▶ **Figure scripts**:
• • • • •

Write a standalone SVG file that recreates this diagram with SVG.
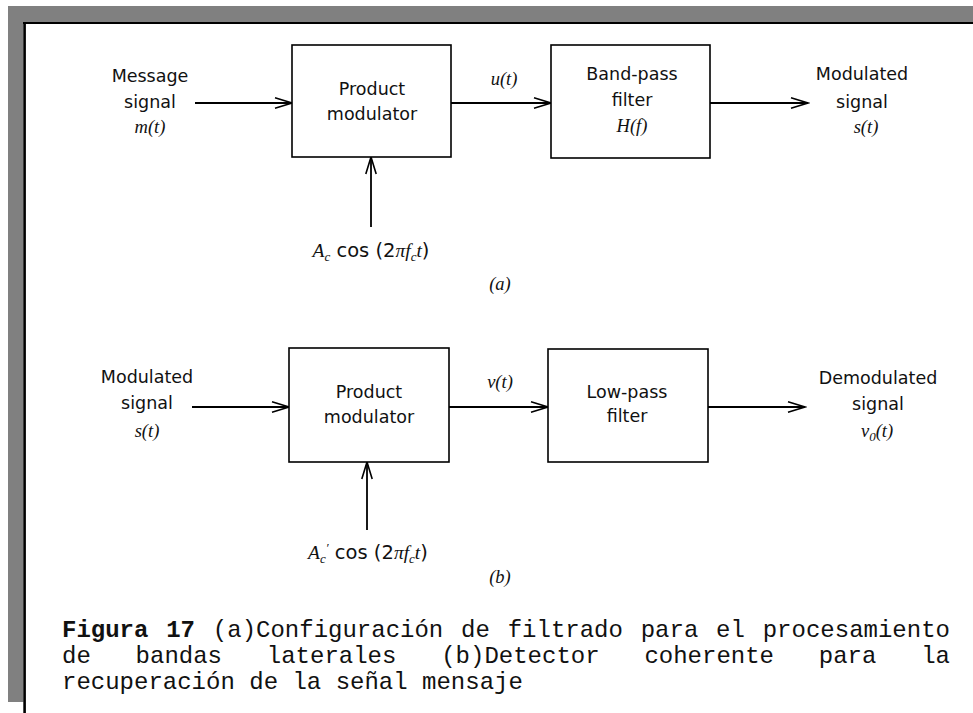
<svg xmlns="http://www.w3.org/2000/svg" width="973" height="713" viewBox="0 0 973 713">
<style>
.box{fill:#fff;stroke:#000;stroke-width:1.6}
.ln{fill:none;stroke:#000;stroke-width:1.8}
.t{font-family:"DejaVu Sans","Open Sans",sans-serif;font-size:17.5px;fill:#111;text-anchor:middle}
.i{font-family:"Liberation Serif","DejaVu Serif",serif;font-style:italic;font-size:18.5px;fill:#111}
.sub{font-family:"Liberation Serif","DejaVu Serif",serif;font-style:italic;font-size:13px}
.big{font-size:19.5px}
.cap{font-family:"Liberation Mono","Courier New",monospace;font-size:24px;fill:#111}
</style>
<defs>
<marker id="arr" markerWidth="20" markerHeight="14" refX="18" refY="6" orient="auto" markerUnits="userSpaceOnUse">
<path d="M1,0.8 L18,6 L1,11.2" fill="none" stroke="#000" stroke-width="1.6"/>
</marker>
</defs>
<rect width="973" height="713" fill="#fff"/>
<g id="frame">
<rect x="8" y="6" width="965" height="16.5" fill="#808080"/>
<rect x="8" y="6" width="15.5" height="696" fill="#808080"/>
<line x1="23" y1="23" x2="973" y2="23" stroke="#000" stroke-width="2.2"/>
<line x1="24.6" y1="22" x2="24.6" y2="713" stroke="#000" stroke-width="2.6"/>
</g>
<g id="connectors">
<line class="ln" x1="195" y1="103" x2="292" y2="103" marker-end="url(#arr)"/>
<line class="ln" x1="451" y1="103" x2="551" y2="103" marker-end="url(#arr)"/>
<line class="ln" x1="710" y1="103" x2="808" y2="103" marker-end="url(#arr)"/>
<line class="ln" x1="371" y1="227" x2="371" y2="157" marker-end="url(#arr)"/>
<line class="ln" x1="192" y1="407" x2="289" y2="407" marker-end="url(#arr)"/>
<line class="ln" x1="449" y1="407" x2="548" y2="407" marker-end="url(#arr)"/>
<line class="ln" x1="708" y1="407" x2="805" y2="407" marker-end="url(#arr)"/>
<line class="ln" x1="367" y1="530" x2="367" y2="462" marker-end="url(#arr)"/>
</g>
<g id="in-a">
<text class="t" x="150" y="82">Message</text>
<text class="t" x="150" y="108">signal</text>
<text class="i" x="150" y="133" text-anchor="middle">m(t)</text>
</g>
<g id="prod-a">
<rect class="box" x="292" y="45" width="159" height="112"/>
<text class="t" x="372" y="95">Product</text>
<text class="t" x="372" y="120">modulator</text>
</g>
<text class="i" x="504" y="85" text-anchor="middle">u(t)</text>
<g id="bpf">
<rect class="box" x="551" y="45" width="159" height="113"/>
<text class="t" x="632" y="80">Band-pass</text>
<text class="t" x="632" y="106">filter</text>
<text class="i" x="632" y="132" text-anchor="middle">H(f)</text>
</g>
<g id="out-a">
<text class="t" x="862" y="80">Modulated</text>
<text class="t" x="862" y="108">signal</text>
<text class="i" x="866" y="133" text-anchor="middle">s(t)</text>
</g>
<g id="carrier-a">
<text x="371" y="257" text-anchor="middle" class="t big"><tspan class="i big">A</tspan><tspan class="sub" dy="4">c</tspan><tspan dy="-4"> cos (2</tspan><tspan class="i big">πf</tspan><tspan class="sub" dy="4">c</tspan><tspan class="i big" dy="-4">t</tspan>)</text>
</g>
<text class="i" x="500" y="290" text-anchor="middle">(a)</text>
<g id="in-b">
<text class="t" x="147" y="383">Modulated</text>
<text class="t" x="147" y="409">signal</text>
<text class="i" x="147" y="437" text-anchor="middle">s(t)</text>
</g>
<g id="prod-b">
<rect class="box" x="289" y="348" width="160" height="114"/>
<text class="t" x="369" y="398">Product</text>
<text class="t" x="369" y="423">modulator</text>
</g>
<text class="i" x="500" y="388" text-anchor="middle">v(t)</text>
<g id="lpf">
<rect class="box" x="548" y="349" width="160" height="113"/>
<text class="t" x="627" y="398">Low-pass</text>
<text class="t" x="627" y="422">filter</text>
</g>
<g id="out-b">
<text class="t" x="878" y="384">Demodulated</text>
<text class="t" x="878" y="410">signal</text>
<text x="877" y="437" text-anchor="middle" class="i"><tspan>v</tspan><tspan class="sub" dy="4">0</tspan><tspan dy="-4">(t)</tspan></text>
</g>
<g id="carrier-b">
<text x="368" y="559" text-anchor="middle" class="t big"><tspan class="i big">A</tspan><tspan class="sub" dy="4">c</tspan><tspan class="sub" dy="-11">′</tspan><tspan dy="7"> cos (2</tspan><tspan class="i big">πf</tspan><tspan class="sub" dy="4">c</tspan><tspan class="i big" dy="-4">t</tspan>)</text>
</g>
<text class="i" x="500" y="583" text-anchor="middle">(b)</text>
<g id="caption">
<text class="cap" x="62" y="637" word-spacing="3.4"><tspan font-weight="bold">Figura 17</tspan> (a)Configuración de filtrado para el procesamiento</text>
<text class="cap" y="663"><tspan x="62">de</tspan><tspan x="135.6">bandas</tspan><tspan x="266.8">laterales</tspan><tspan x="441.2">(b)Detector</tspan><tspan x="644.4">coherente</tspan><tspan x="818.8">para</tspan><tspan x="921.2">la</tspan></text>
<text class="cap" x="62" y="689">recuperación de la señal mensaje</text>
</g>
</svg>
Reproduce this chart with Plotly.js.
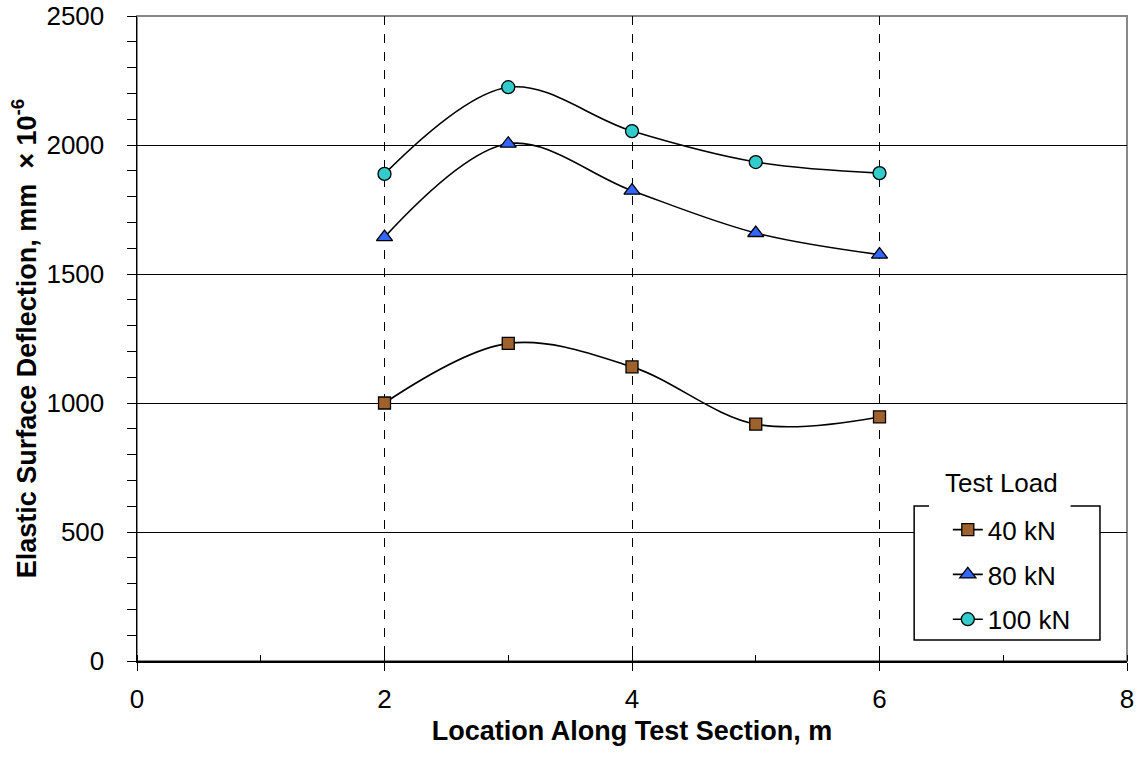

• • • • •

▶ **Aim**:
Reproduce every entry word for word, but skip any pictures.

▶ **Solution to this exercise**:
Write a standalone SVG file that recreates this diagram with SVG.
<svg xmlns="http://www.w3.org/2000/svg" width="973" height="713" viewBox="0 0 973 713">
<style>
.box{fill:#fff;stroke:#000;stroke-width:1.6}
.ln{fill:none;stroke:#000;stroke-width:1.8}
.t{font-family:"DejaVu Sans","Open Sans",sans-serif;font-size:17.5px;fill:#111;text-anchor:middle}
.i{font-family:"Liberation Serif","DejaVu Serif",serif;font-style:italic;font-size:18.5px;fill:#111}
.sub{font-family:"Liberation Serif","DejaVu Serif",serif;font-style:italic;font-size:13px}
.big{font-size:19.5px}
.cap{font-family:"Liberation Mono","Courier New",monospace;font-size:24px;fill:#111}
</style>
<defs>
<marker id="arr" markerWidth="20" markerHeight="14" refX="18" refY="6" orient="auto" markerUnits="userSpaceOnUse">
<path d="M1,0.8 L18,6 L1,11.2" fill="none" stroke="#000" stroke-width="1.6"/>
</marker>
</defs>
<rect width="973" height="713" fill="#fff"/>
<g id="frame">
<rect x="8" y="6" width="965" height="16.5" fill="#808080"/>
<rect x="8" y="6" width="15.5" height="696" fill="#808080"/>
<line x1="23" y1="23" x2="973" y2="23" stroke="#000" stroke-width="2.2"/>
<line x1="24.6" y1="22" x2="24.6" y2="713" stroke="#000" stroke-width="2.6"/>
</g>
<g id="connectors">
<line class="ln" x1="195" y1="103" x2="292" y2="103" marker-end="url(#arr)"/>
<line class="ln" x1="451" y1="103" x2="551" y2="103" marker-end="url(#arr)"/>
<line class="ln" x1="710" y1="103" x2="808" y2="103" marker-end="url(#arr)"/>
<line class="ln" x1="371" y1="227" x2="371" y2="157" marker-end="url(#arr)"/>
<line class="ln" x1="192" y1="407" x2="289" y2="407" marker-end="url(#arr)"/>
<line class="ln" x1="449" y1="407" x2="548" y2="407" marker-end="url(#arr)"/>
<line class="ln" x1="708" y1="407" x2="805" y2="407" marker-end="url(#arr)"/>
<line class="ln" x1="367" y1="530" x2="367" y2="462" marker-end="url(#arr)"/>
</g>
<g id="in-a">
<text class="t" x="150" y="82">Message</text>
<text class="t" x="150" y="108">signal</text>
<text class="i" x="150" y="133" text-anchor="middle">m(t)</text>
</g>
<g id="prod-a">
<rect class="box" x="292" y="45" width="159" height="112"/>
<text class="t" x="372" y="95">Product</text>
<text class="t" x="372" y="120">modulator</text>
</g>
<text class="i" x="504" y="85" text-anchor="middle">u(t)</text>
<g id="bpf">
<rect class="box" x="551" y="45" width="159" height="113"/>
<text class="t" x="632" y="80">Band-pass</text>
<text class="t" x="632" y="106">filter</text>
<text class="i" x="632" y="132" text-anchor="middle">H(f)</text>
</g>
<g id="out-a">
<text class="t" x="862" y="80">Modulated</text>
<text class="t" x="862" y="108">signal</text>
<text class="i" x="866" y="133" text-anchor="middle">s(t)</text>
</g>
<g id="carrier-a">
<text x="371" y="257" text-anchor="middle" class="t big"><tspan class="i big">A</tspan><tspan class="sub" dy="4">c</tspan><tspan dy="-4"> cos (2</tspan><tspan class="i big">πf</tspan><tspan class="sub" dy="4">c</tspan><tspan class="i big" dy="-4">t</tspan>)</text>
</g>
<text class="i" x="500" y="290" text-anchor="middle">(a)</text>
<g id="in-b">
<text class="t" x="147" y="383">Modulated</text>
<text class="t" x="147" y="409">signal</text>
<text class="i" x="147" y="437" text-anchor="middle">s(t)</text>
</g>
<g id="prod-b">
<rect class="box" x="289" y="348" width="160" height="114"/>
<text class="t" x="369" y="398">Product</text>
<text class="t" x="369" y="423">modulator</text>
</g>
<text class="i" x="500" y="388" text-anchor="middle">v(t)</text>
<g id="lpf">
<rect class="box" x="548" y="349" width="160" height="113"/>
<text class="t" x="627" y="398">Low-pass</text>
<text class="t" x="627" y="422">filter</text>
</g>
<g id="out-b">
<text class="t" x="878" y="384">Demodulated</text>
<text class="t" x="878" y="410">signal</text>
<text x="877" y="437" text-anchor="middle" class="i"><tspan>v</tspan><tspan class="sub" dy="4">0</tspan><tspan dy="-4">(t)</tspan></text>
</g>
<g id="carrier-b">
<text x="368" y="559" text-anchor="middle" class="t big"><tspan class="i big">A</tspan><tspan class="sub" dy="4">c</tspan><tspan class="sub" dy="-11">′</tspan><tspan dy="7"> cos (2</tspan><tspan class="i big">πf</tspan><tspan class="sub" dy="4">c</tspan><tspan class="i big" dy="-4">t</tspan>)</text>
</g>
<text class="i" x="500" y="583" text-anchor="middle">(b)</text>
<g id="caption">
<text class="cap" x="62" y="637" word-spacing="3.4"><tspan font-weight="bold">Figura 17</tspan> (a)Configuración de filtrado para el procesamiento</text>
<text class="cap" y="663"><tspan x="62">de</tspan><tspan x="135.6">bandas</tspan><tspan x="266.8">laterales</tspan><tspan x="441.2">(b)Detector</tspan><tspan x="644.4">coherente</tspan><tspan x="818.8">para</tspan><tspan x="921.2">la</tspan></text>
<text class="cap" x="62" y="689">recuperación de la señal mensaje</text>
</g>
</svg>
Reproduce this chart with Plotly.js.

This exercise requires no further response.